Hi, my name is Ken Kuenzel, the Founder and CTO of Covergence. I'm here today to talk to you about SIP Trunking 101. One of the things we've seen over the last four or five years is that our enterprise partners have deployed various voice, IM, and video systems as islands of collaboration inside their networks.

As these islands have grown, they've decided that they need to connect these things. In order to connect these, what they're deploying is a technology called SIP Trunks. SIP Trunks are used to connect various collaboration systems within the enterprise network and with Telco partners out there that have displaced TDM cost.

After the islands have been connected, the next most important thing is security needs to be maintained. Security in these networks used to happen because these islands were truly islands and they never could collaborate before. Now that they can talk in the networks, it's important that things going on over these network connections have the same level of security that they used to have when they were islands. No data can move between connections that shouldn't be moving between connections and all the connections need to be secure. Control becomes very important as well.

A voice system that needs to collaborate with a TDM partner or a voice system that needs to make a call to a video system needs to be able to route a call effectively and in a timely fashion so the collaboration works with the same level of quality that they used to get when they were connecting directly to a TDM system or directly within that system.

After we've controlled the systems, we need to be able to manage them. As you deploy these technologies, like any other technology on your IP network, voice does not become an application any more, it's really another IP application that's running on the WAN. To control these systems people are using things like IBM's Tivoli and CA Interscope to manage what's going on over these things to trap, alert and alarm systems that are going on so they can tell as collaboration moves from point to point in the system, they can actually manage and see how people are talking and communicating.

After we've managed the systems, they do break down. What will happen in a system is a line will go down, an IM system will go down, a video system will go, and part of deploying a SIP Trunk is your ability to fault isolate quickly and be able to reroute around a call. If a call that used to come from a Telco partner to an IM system, it can now be rerouted through the network to still have the same level of connectivity and calls can complete.

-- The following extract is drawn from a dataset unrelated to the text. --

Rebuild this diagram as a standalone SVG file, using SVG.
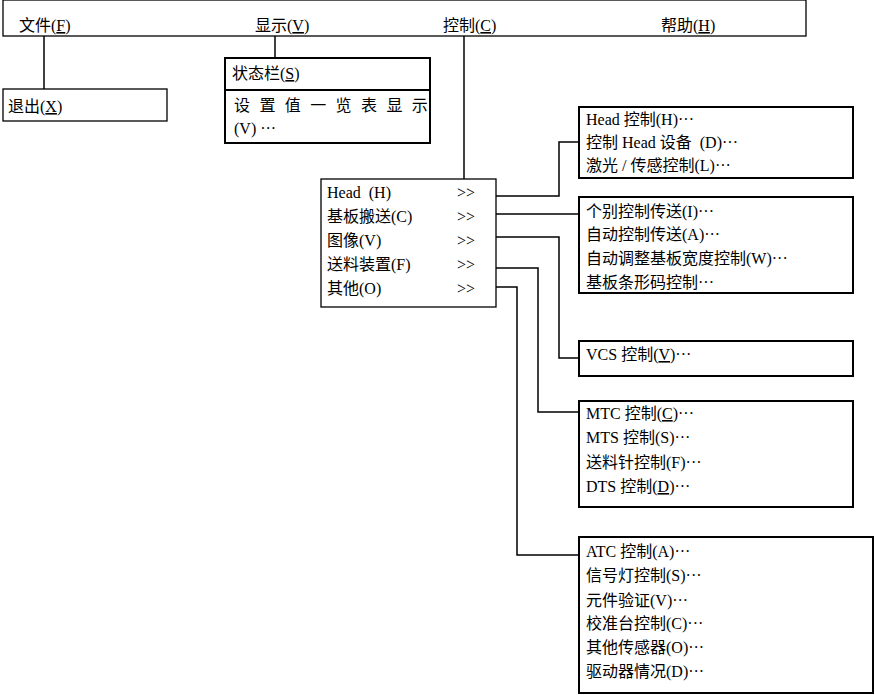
<svg xmlns="http://www.w3.org/2000/svg" width="875" height="695" viewBox="0 0 875 695">
<style>
text{font-family:"Liberation Serif","Noto Sans CJK SC",serif;font-size:16px;fill:#000}
.box{fill:#fff;stroke:#000;stroke-width:2}
.thin{fill:#fff;stroke:#000;stroke-width:1.3}
.con{fill:none;stroke:#000;stroke-width:1.5}
.u{text-decoration:underline}
</style>
<rect width="875" height="695" fill="#fff"/>
<g id="connectors">
<line class="con" x1="44" y1="36" x2="44" y2="89"/>
<line class="con" x1="275" y1="36" x2="275" y2="58"/>
<line class="con" x1="464" y1="36" x2="464" y2="179"/>
<polyline class="con" points="496,196 559,196 559,142 579,142"/>
<polyline class="con" points="496,214 579,214"/>
<polyline class="con" points="496,237 559,237 559,358 579,358"/>
<polyline class="con" points="496,268 538,268 538,412 579,412"/>
<polyline class="con" points="496,287 517,287 517,555 579,555"/>
</g>
<g id="menubar">
<rect class="thin" x="3" y="0" width="803" height="36"/>
<text x="19" y="31">文件(<tspan class="u">F</tspan>)</text>
<text x="255" y="31">显示(<tspan class="u">V</tspan>)</text>
<text x="443" y="31">控制(<tspan class="u">C</tspan>)</text>
<text x="661" y="31">帮助(<tspan class="u">H</tspan>)</text>
</g>
<g id="exit">
<rect class="thin" x="3" y="89" width="164" height="32"/>
<text x="8" y="112">退出(<tspan class="u">X</tspan>)</text>
</g>
<g id="statusbar">
<rect class="box" x="225" y="90" width="205" height="53"/>
<rect class="box" x="225" y="58" width="205" height="32"/>
<text x="232" y="79">状态栏(<tspan class="u">S</tspan>)</text>
<text x="234" y="111" letter-spacing="9.4">设置值一览表显示</text>
<text x="234" y="134">(V) ···</text>
</g>
<g id="control">
<rect class="thin" x="321" y="179" width="175" height="128"/>
<text x="327" y="198">Head&#160;&#160;(H)</text>
<text x="327" y="222">基板搬送(C)</text>
<text x="327" y="246">图像(V)</text>
<text x="327" y="270">送料装置(F)</text>
<text x="327" y="294">其他(O)</text>
<text x="457" y="198">&gt;&gt;</text>
<text x="457" y="222">&gt;&gt;</text>
<text x="457" y="246">&gt;&gt;</text>
<text x="457" y="270">&gt;&gt;</text>
<text x="457" y="294">&gt;&gt;</text>
</g>
<g id="head">
<rect class="box" x="579" y="107" width="274" height="71"/>
<text x="586" y="125">Head 控制(H)···</text>
<text x="586" y="148">控制 Head 设备&#160;&#160;(D)···</text>
<text x="586" y="171">激光 / 传感控制(L)···</text>
</g>
<g id="conveyor">
<rect class="box" x="579" y="197" width="274" height="96"/>
<text x="586" y="217">个别控制传送(I)···</text>
<text x="586" y="240">自动控制传送(A)···</text>
<text x="586" y="264">自动调整基板宽度控制(W)···</text>
<text x="586" y="288">基板条形码控制···</text>
</g>
<g id="vcs">
<rect class="box" x="579" y="341" width="274" height="35"/>
<text x="586" y="360">VCS 控制(<tspan class="u">V</tspan>)···</text>
</g>
<g id="feeder">
<rect class="box" x="579" y="401" width="274" height="106"/>
<text x="586" y="419">MTC 控制(<tspan class="u">C</tspan>)···</text>
<text x="586" y="443">MTS 控制(S)···</text>
<text x="586" y="468">送料针控制(F)···</text>
<text x="586" y="492">DTS 控制(<tspan class="u">D</tspan>)···</text>
</g>
<g id="other">
<rect class="box" x="579" y="537" width="294" height="156"/>
<text x="586" y="557">ATC 控制(A)···</text>
<text x="586" y="581">信号灯控制(S)···</text>
<text x="586" y="606">元件验证(V)···</text>
<text x="586" y="629">校准台控制(C)···</text>
<text x="586" y="653">其他传感器(O)···</text>
<text x="586" y="677">驱动器情况(D)···</text>
</g>
</svg>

After we've effectively deployed all of our systems and we've effectively connected, secured, controlled and managed the systems, you end up with some large benefits. What you'll see is your costs go down because you're now peering over IP as opposed to TDM inside the networks and your productivity goes up. Islands that previously weren't able to communicate to each other can now quickly and effectively communicate, and collaboration amongst all your employees will be enhanced.